**EXERCISE AIM**
Skip every picture and transcribe the remaining material exactly.

>>>

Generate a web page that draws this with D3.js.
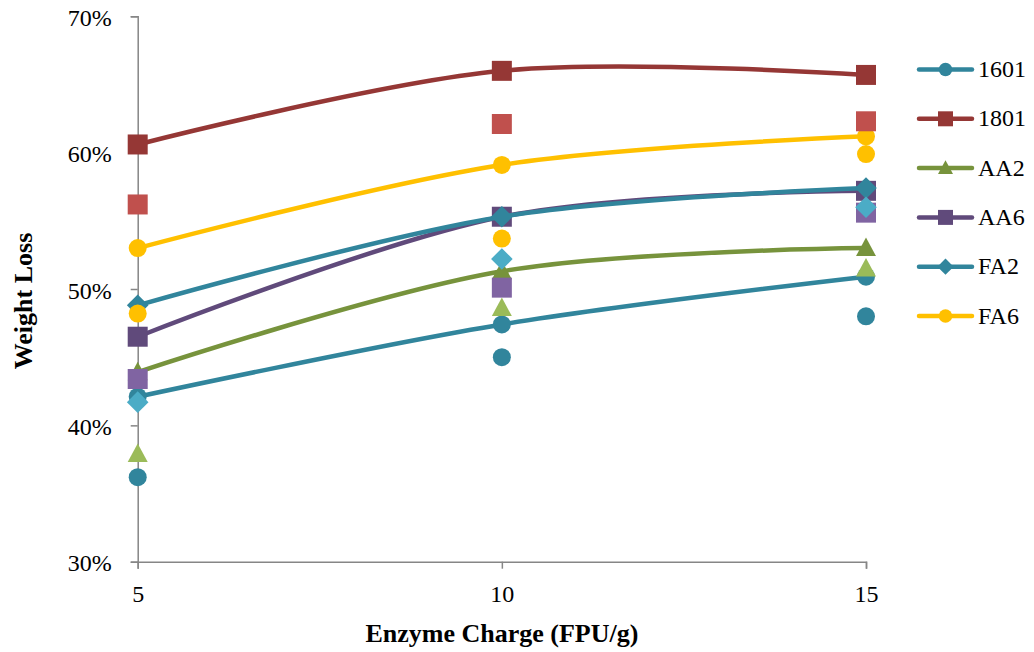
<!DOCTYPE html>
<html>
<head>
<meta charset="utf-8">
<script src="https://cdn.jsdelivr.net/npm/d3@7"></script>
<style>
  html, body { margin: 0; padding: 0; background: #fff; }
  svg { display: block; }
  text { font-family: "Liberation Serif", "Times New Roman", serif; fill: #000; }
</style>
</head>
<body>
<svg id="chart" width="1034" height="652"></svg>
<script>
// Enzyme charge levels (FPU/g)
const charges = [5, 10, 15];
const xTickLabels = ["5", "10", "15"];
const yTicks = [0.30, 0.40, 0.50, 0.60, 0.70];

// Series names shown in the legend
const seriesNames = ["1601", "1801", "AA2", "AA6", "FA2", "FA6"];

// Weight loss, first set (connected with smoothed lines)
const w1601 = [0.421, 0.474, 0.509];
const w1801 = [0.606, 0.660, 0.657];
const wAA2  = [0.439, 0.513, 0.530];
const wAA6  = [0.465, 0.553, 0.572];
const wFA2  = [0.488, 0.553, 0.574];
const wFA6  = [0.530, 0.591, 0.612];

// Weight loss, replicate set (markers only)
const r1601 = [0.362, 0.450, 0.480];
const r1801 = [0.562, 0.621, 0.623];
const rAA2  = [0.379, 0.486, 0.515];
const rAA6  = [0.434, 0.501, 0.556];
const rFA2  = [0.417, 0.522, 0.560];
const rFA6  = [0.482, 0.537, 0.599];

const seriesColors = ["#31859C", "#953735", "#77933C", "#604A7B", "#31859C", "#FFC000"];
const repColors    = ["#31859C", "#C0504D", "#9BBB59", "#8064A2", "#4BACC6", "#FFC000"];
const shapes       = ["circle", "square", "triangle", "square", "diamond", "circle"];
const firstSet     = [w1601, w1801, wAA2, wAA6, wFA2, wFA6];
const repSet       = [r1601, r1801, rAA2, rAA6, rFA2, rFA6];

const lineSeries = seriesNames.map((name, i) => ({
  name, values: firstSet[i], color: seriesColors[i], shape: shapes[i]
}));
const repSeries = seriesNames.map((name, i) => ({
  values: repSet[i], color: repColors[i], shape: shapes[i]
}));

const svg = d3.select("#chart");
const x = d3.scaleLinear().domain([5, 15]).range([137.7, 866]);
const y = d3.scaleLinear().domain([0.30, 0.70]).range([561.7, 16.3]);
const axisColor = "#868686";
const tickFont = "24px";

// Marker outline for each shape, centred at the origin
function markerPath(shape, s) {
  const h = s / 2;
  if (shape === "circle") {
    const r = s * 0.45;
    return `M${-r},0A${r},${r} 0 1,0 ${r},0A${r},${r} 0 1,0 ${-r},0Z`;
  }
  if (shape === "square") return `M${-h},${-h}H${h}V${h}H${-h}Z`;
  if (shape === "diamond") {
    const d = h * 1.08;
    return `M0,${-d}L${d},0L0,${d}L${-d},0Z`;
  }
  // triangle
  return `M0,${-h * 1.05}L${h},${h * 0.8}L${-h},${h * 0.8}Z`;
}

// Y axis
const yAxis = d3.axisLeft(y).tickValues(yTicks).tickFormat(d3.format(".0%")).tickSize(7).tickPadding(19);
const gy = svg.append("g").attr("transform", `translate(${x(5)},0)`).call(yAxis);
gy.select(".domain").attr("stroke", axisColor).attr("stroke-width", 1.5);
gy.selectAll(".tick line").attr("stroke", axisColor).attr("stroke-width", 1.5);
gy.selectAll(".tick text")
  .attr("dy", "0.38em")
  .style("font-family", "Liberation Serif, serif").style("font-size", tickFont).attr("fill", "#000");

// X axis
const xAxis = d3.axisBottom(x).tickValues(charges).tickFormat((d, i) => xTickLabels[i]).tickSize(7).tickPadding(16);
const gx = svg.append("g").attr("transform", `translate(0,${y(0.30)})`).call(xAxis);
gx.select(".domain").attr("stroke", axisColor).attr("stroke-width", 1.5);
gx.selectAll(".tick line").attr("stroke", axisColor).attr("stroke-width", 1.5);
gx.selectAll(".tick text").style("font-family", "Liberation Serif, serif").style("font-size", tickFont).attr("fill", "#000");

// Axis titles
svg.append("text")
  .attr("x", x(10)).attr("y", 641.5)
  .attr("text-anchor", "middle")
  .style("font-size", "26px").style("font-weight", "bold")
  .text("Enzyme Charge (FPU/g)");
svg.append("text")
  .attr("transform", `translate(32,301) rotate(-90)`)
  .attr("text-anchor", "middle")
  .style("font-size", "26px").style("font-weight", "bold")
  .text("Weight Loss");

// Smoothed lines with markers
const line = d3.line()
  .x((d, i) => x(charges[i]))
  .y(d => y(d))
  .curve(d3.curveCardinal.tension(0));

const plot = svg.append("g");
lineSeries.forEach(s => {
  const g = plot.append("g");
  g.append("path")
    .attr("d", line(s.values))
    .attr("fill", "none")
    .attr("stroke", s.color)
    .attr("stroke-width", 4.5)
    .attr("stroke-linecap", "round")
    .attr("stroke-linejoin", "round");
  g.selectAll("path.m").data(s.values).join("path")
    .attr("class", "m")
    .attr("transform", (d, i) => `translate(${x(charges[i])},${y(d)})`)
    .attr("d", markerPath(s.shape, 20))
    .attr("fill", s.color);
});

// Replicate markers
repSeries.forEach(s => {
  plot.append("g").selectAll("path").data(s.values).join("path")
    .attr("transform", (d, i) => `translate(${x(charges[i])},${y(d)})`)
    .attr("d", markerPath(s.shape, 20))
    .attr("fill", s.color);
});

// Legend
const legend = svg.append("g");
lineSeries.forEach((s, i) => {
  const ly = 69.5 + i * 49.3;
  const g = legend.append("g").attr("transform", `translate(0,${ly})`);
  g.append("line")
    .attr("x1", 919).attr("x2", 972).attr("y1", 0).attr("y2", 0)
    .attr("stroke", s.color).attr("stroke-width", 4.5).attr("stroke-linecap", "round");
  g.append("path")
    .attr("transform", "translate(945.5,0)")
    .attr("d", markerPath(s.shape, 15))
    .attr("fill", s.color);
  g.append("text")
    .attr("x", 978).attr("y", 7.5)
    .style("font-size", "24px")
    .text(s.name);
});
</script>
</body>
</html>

<<<

**RESPONSE TO THE TASK**
Generate a web page that draws this with D3.js.
<!DOCTYPE html>
<html>
<head>
<meta charset="utf-8">
<script src="https://cdn.jsdelivr.net/npm/d3@7"></script>
<style>
  html, body { margin: 0; padding: 0; background: #fff; }
  svg { display: block; }
  text { font-family: "Liberation Serif", "Times New Roman", serif; fill: #000; }
</style>
</head>
<body>
<svg id="chart" width="1034" height="652"></svg>
<script>
// Enzyme charge levels (FPU/g)
const charges = [5, 10, 15];
const xTickLabels = ["5", "10", "15"];
const yTicks = [0.30, 0.40, 0.50, 0.60, 0.70];

// Series names shown in the legend
const seriesNames = ["1601", "1801", "AA2", "AA6", "FA2", "FA6"];

// Weight loss, first set (connected with smoothed lines)
const w1601 = [0.421, 0.474, 0.509];
const w1801 = [0.606, 0.660, 0.657];
const wAA2  = [0.439, 0.513, 0.530];
const wAA6  = [0.465, 0.553, 0.572];
const wFA2  = [0.488, 0.553, 0.574];
const wFA6  = [0.530, 0.591, 0.612];

// Weight loss, replicate set (markers only)
const r1601 = [0.362, 0.450, 0.480];
const r1801 = [0.562, 0.621, 0.623];
const rAA2  = [0.379, 0.486, 0.515];
const rAA6  = [0.434, 0.501, 0.556];
const rFA2  = [0.417, 0.522, 0.560];
const rFA6  = [0.482, 0.537, 0.599];

const seriesColors = ["#31859C", "#953735", "#77933C", "#604A7B", "#31859C", "#FFC000"];
const repColors    = ["#31859C", "#C0504D", "#9BBB59", "#8064A2", "#4BACC6", "#FFC000"];
const shapes       = ["circle", "square", "triangle", "square", "diamond", "circle"];
const firstSet     = [w1601, w1801, wAA2, wAA6, wFA2, wFA6];
const repSet       = [r1601, r1801, rAA2, rAA6, rFA2, rFA6];

const lineSeries = seriesNames.map((name, i) => ({
  name, values: firstSet[i], color: seriesColors[i], shape: shapes[i]
}));
const repSeries = seriesNames.map((name, i) => ({
  values: repSet[i], color: repColors[i], shape: shapes[i]
}));

const svg = d3.select("#chart");
const x = d3.scaleLinear().domain([5, 15]).range([137.7, 866]);
const y = d3.scaleLinear().domain([0.30, 0.70]).range([561.7, 16.3]);
const axisColor = "#868686";
const tickFont = "24px";

// Marker outline for each shape, centred at the origin
function markerPath(shape, s) {
  const h = s / 2;
  if (shape === "circle") {
    const r = s * 0.45;
    return `M${-r},0A${r},${r} 0 1,0 ${r},0A${r},${r} 0 1,0 ${-r},0Z`;
  }
  if (shape === "square") return `M${-h},${-h}H${h}V${h}H${-h}Z`;
  if (shape === "diamond") {
    const d = h * 1.08;
    return `M0,${-d}L${d},0L0,${d}L${-d},0Z`;
  }
  // triangle
  return `M0,${-h * 1.05}L${h},${h * 0.8}L${-h},${h * 0.8}Z`;
}

// Y axis
const yAxis = d3.axisLeft(y).tickValues(yTicks).tickFormat(d3.format(".0%")).tickSize(7).tickPadding(19);
const gy = svg.append("g").attr("transform", `translate(${x(5)},0)`).call(yAxis);
gy.select(".domain").attr("stroke", axisColor).attr("stroke-width", 1.5);
gy.selectAll(".tick line").attr("stroke", axisColor).attr("stroke-width", 1.5);
gy.selectAll(".tick text")
  .attr("dy", "0.38em")
  .style("font-family", "Liberation Serif, serif").style("font-size", tickFont).attr("fill", "#000");

// X axis
const xAxis = d3.axisBottom(x).tickValues(charges).tickFormat((d, i) => xTickLabels[i]).tickSize(7).tickPadding(16);
const gx = svg.append("g").attr("transform", `translate(0,${y(0.30)})`).call(xAxis);
gx.select(".domain").attr("stroke", axisColor).attr("stroke-width", 1.5);
gx.selectAll(".tick line").attr("stroke", axisColor).attr("stroke-width", 1.5);
gx.selectAll(".tick text").style("font-family", "Liberation Serif, serif").style("font-size", tickFont).attr("fill", "#000");

// Axis titles
svg.append("text")
  .attr("x", x(10)).attr("y", 641.5)
  .attr("text-anchor", "middle")
  .style("font-size", "26px").style("font-weight", "bold")
  .text("Enzyme Charge (FPU/g)");
svg.append("text")
  .attr("transform", `translate(32,301) rotate(-90)`)
  .attr("text-anchor", "middle")
  .style("font-size", "26px").style("font-weight", "bold")
  .text("Weight Loss");

// Smoothed lines with markers
const line = d3.line()
  .x((d, i) => x(charges[i]))
  .y(d => y(d))
  .curve(d3.curveCardinal.tension(0));

const plot = svg.append("g");
lineSeries.forEach(s => {
  const g = plot.append("g");
  g.append("path")
    .attr("d", line(s.values))
    .attr("fill", "none")
    .attr("stroke", s.color)
    .attr("stroke-width", 4.5)
    .attr("stroke-linecap", "round")
    .attr("stroke-linejoin", "round");
  g.selectAll("path.m").data(s.values).join("path")
    .attr("class", "m")
    .attr("transform", (d, i) => `translate(${x(charges[i])},${y(d)})`)
    .attr("d", markerPath(s.shape, 20))
    .attr("fill", s.color);
});

// Replicate markers
repSeries.forEach(s => {
  plot.append("g").selectAll("path").data(s.values).join("path")
    .attr("transform", (d, i) => `translate(${x(charges[i])},${y(d)})`)
    .attr("d", markerPath(s.shape, 20))
    .attr("fill", s.color);
});

// Legend
const legend = svg.append("g");
lineSeries.forEach((s, i) => {
  const ly = 69.5 + i * 49.3;
  const g = legend.append("g").attr("transform", `translate(0,${ly})`);
  g.append("line")
    .attr("x1", 919).attr("x2", 972).attr("y1", 0).attr("y2", 0)
    .attr("stroke", s.color).attr("stroke-width", 4.5).attr("stroke-linecap", "round");
  g.append("path")
    .attr("transform", "translate(945.5,0)")
    .attr("d", markerPath(s.shape, 15))
    .attr("fill", s.color);
  g.append("text")
    .attr("x", 978).attr("y", 7.5)
    .style("font-size", "24px")
    .text(s.name);
});
</script>
</body>
</html>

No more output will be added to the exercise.